Kecintaan Monique terhadap segala hal yang berbau Yahudi bermula pada 2012. Hal itu diawali seusai perhelatan dirinya ke Israel. Sekembalinya dari sana, Monique merasa dirinya terkecoh oleh pemberitaan yang ada. Sebagai seorang jurnalis, dia merasa ada prinsip jurnalisme yang terabaikan, yaitu prinsip berimbang.
“Tahun 2012 saya ke Israel. Sebagai wartawan saya terkecoh, kok gini. Saya merasa, waduh, kok saya merasa diri saya konyol banget. Ternyata apa yang terjadi di Israel berbeda banget dengan apa yang diberitakan. Informasi yang tersaji (di Indonesia) ternyata banyak yang gak terverifikasi dan gak kredibel. Karena itulah saya ingin hadir di tengah ceruk itu, untuk mengedukasi dan menyajikan berita yang berimbang dan kredibel,” beber Monique.

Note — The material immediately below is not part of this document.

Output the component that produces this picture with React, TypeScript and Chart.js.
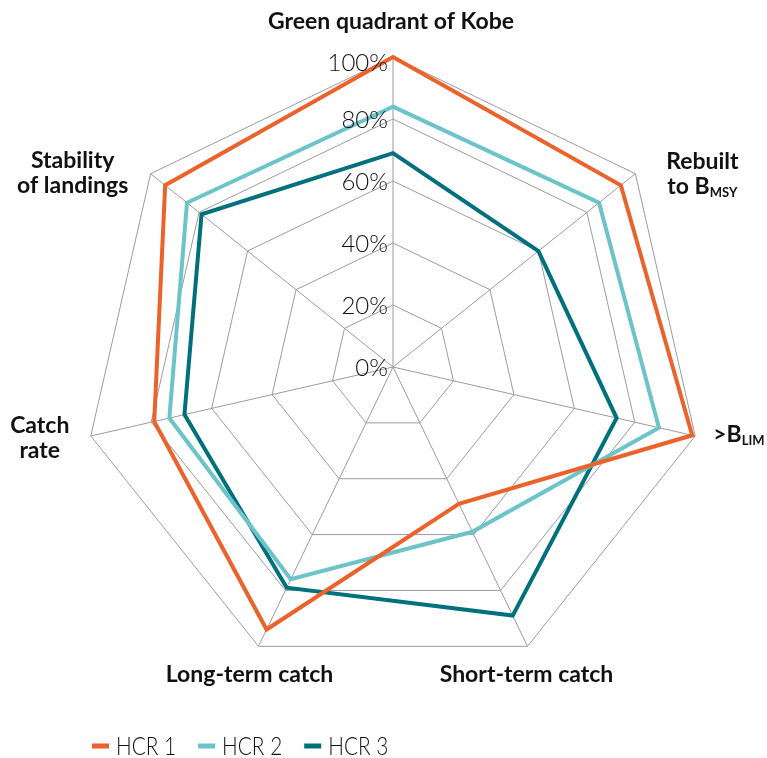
import React, { useEffect, useRef } from "react";
import { Chart, registerables } from "chart.js";

Chart.register(...registerables);

// ---- data ----
const categories = [
  "Green quadrant of Kobe",
  "Rebuilt to BMSY",
  ">BLIM",
  "Short-term catch",
  "Long-term catch",
  "Catch rate",
  "Stability of landings",
];
const hcr1 = [100, 94, 99, 49, 94, 79, 94];
const hcr2 = [84, 85, 88, 59, 76, 74, 85];
const hcr3 = [69, 60, 74, 89, 79, 69, 79];
const seriesNames = ["HCR 1", "HCR 2", "HCR 3"];
const seriesColors = ["#EC622B", "#6CC3C8", "#00707D"];
const tickValues = [0, 20, 40, 60, 80, 100];

// label lines: segments, sub = subscript
type Seg = { t: string; sub?: boolean };
const labelLines: Seg[][][] = [
  [[{ t: "Green quadrant of Kobe" }]],
  [[{ t: "Rebuilt" }], [{ t: "to B" }, { t: "MSY", sub: true }]],
  [[{ t: ">B" }, { t: "LIM", sub: true }]],
  [[{ t: "Short-term catch" }]],
  [[{ t: "Long-term catch" }]],
  [[{ t: "Catch" }], [{ t: "rate" }]],
  [[{ t: "Stability" }], [{ t: "of landings" }]],
];
// placement relative to the axis end (align, dx, dy of first baseline)
const labelPlace: { align: "center" | "left"; dx: number; dy: number }[] = [
  { align: "center", dx: -2, dy: -28 },
  { align: "center", dx: 67, dy: -5 },
  { align: "left", dx: 18, dy: 6 },
  { align: "center", dx: -1, dy: 36 },
  { align: "center", dx: -9, dy: 36 },
  { align: "center", dx: -51, dy: -3 },
  { align: "center", dx: -78, dy: -6 },
];

const FONT_BOLD = "bold 23px Lato";
const FONT_SUB = "bold 13px Lato";
const FONT_LIGHT = "300 24px Lato";
const FONT_LEGEND = "300 26px Lato";
const TEXT = "#111111";

const overlay = {
  id: "overlay",
  afterDraw(chart: any) {
    const ctx = chart.ctx as CanvasRenderingContext2D;
    const scale = chart.scales.r;
    ctx.save();
    // tick labels
    ctx.font = FONT_LIGHT;
    ctx.fillStyle = TEXT;
    ctx.textAlign = "right";
    ctx.textBaseline = "alphabetic";
    tickValues.forEach((v) => {
      const d = scale.getDistanceFromCenterForValue(v);
      const y = scale.yCenter - d + (v === 100 ? 14 : 8.5);
      ctx.fillText(v + "%", scale.xCenter - 5, y);
    });
    // point labels
    labelLines.forEach((lines, i) => {
      const p = scale.getPointPosition(i, scale.drawingArea);
      const pl = labelPlace[i];
      lines.forEach((segs, li) => {
        const widths = segs.map((s) => {
          ctx.font = s.sub ? FONT_SUB : FONT_BOLD;
          return ctx.measureText(s.t).width;
        });
        const total = widths.reduce((a, b) => a + b, 0);
        let x = pl.align === "center" ? p.x + pl.dx - total / 2 : p.x + pl.dx;
        const y = p.y + pl.dy + li * 25;
        ctx.textAlign = "left";
        segs.forEach((s, si) => {
          ctx.font = s.sub ? FONT_SUB : FONT_BOLD;
          ctx.fillText(s.t, x, s.sub ? y + 3 : y);
          x += widths[si];
        });
      });
    });
    // legend
    ctx.font = FONT_LEGEND;
    ctx.textAlign = "left";
    const sx = 0.8;
    let lx = 92;
    seriesNames.forEach((name, i) => {
      ctx.fillStyle = seriesColors[i];
      ctx.fillRect(lx, 743.5, 17, 5);
      ctx.fillStyle = TEXT;
      const w = ctx.measureText(name).width * sx;
      ctx.save();
      ctx.translate(lx + 24, 755);
      ctx.scale(sx, 1);
      ctx.fillText(name, 0, 0);
      ctx.restore();
      lx += 24 + w + 22;
    });
    ctx.restore();
  },
};

export default function App() {
  const ref = useRef<HTMLCanvasElement>(null);
  useEffect(() => {
    document.body.style.margin = "0";
    const chart = new Chart(ref.current!, {
      type: "radar",
      data: {
        labels: categories,
        datasets: [hcr1, hcr2, hcr3].map((d, i) => ({
          label: seriesNames[i],
          data: d,
          borderColor: seriesColors[i],
          backgroundColor: seriesColors[i],
          borderWidth: 4,
          borderJoinStyle: "miter" as const,
          pointRadius: 0,
          pointHoverRadius: 0,
          fill: false,
          tension: 0,
        })),
      },
      options: {
        responsive: false,
        animation: false,
        layout: { padding: { left: 83, top: 57, right: 64, bottom: 81 } },
        plugins: { legend: { display: false }, tooltip: { enabled: false } },
        scales: {
          r: {
            min: 0,
            max: 100,
            ticks: { display: false, stepSize: 20 },
            pointLabels: { display: false },
            grid: { color: "#9b9b9b", lineWidth: 1 },
            angleLines: { color: "#9b9b9b", lineWidth: 1 },
          },
        },
      },
      plugins: [overlay],
    });
    return () => chart.destroy();
  }, []);
  return (
    <div style={{ width: 767, height: 758, background: "#fff" }}>
      <canvas ref={ref} width={767} height={758} style={{ display: "block" }} />
    </div>
  );
}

Setahun kemudian, Monique ditugasi untuk meliput komunitas Yahudi di Indonesia. Baginya, pengalaman peliputan ini turut menjadi faktor yang merubah arah hidupnya. Setelah ditayangkan di salah satu stasiun televisi swasta, Monique dilaporkan ke Komisi Penyiaran Indonesia (KPI) oleh salah satu organisasi mahasiswa berbasis Islam.
Dia lanjut bercerita, “KPI tidak menemukan kesalahan jurnalistik apapun pada peliputan saya, sehingga berakhir baik. Tapi ini menimbulkan kesan bagi saya, ternyata isu Yahudi bisa berdampak seperti ini ya. Inilah yang semakin memupuk rasa keingintahuan saya.”.
Atas semua itu, setelah melalang buana selama 16 tahun di dunia jurnalistik, akhirnya Monique lebih memilih untuk berjuang bersama Hadassah of Indonesia untuk mengedukasi masyarakat Indonesia mengenai topik yang menurutnya sangat sensitif dan sedikit orang yang berani membahasnya.
“Kemudian saya mempelajari dari diskusi, kajian, dari Alkitabiyah. Awalnya memang untuk pengalaman pribadi, cuma kelamaan menarik. Karena isunya ini seolah berhubungan banget dengan keseharian kita. Akhirnya saya jadi sibuk di situ (edukasi soal Yahudi dan Israel) dan akhirnya saya harus memilih salah satu profesi ini agar lebih fokus. Dan saya pilih mundur dari profesi jurnalis,” tandas dia.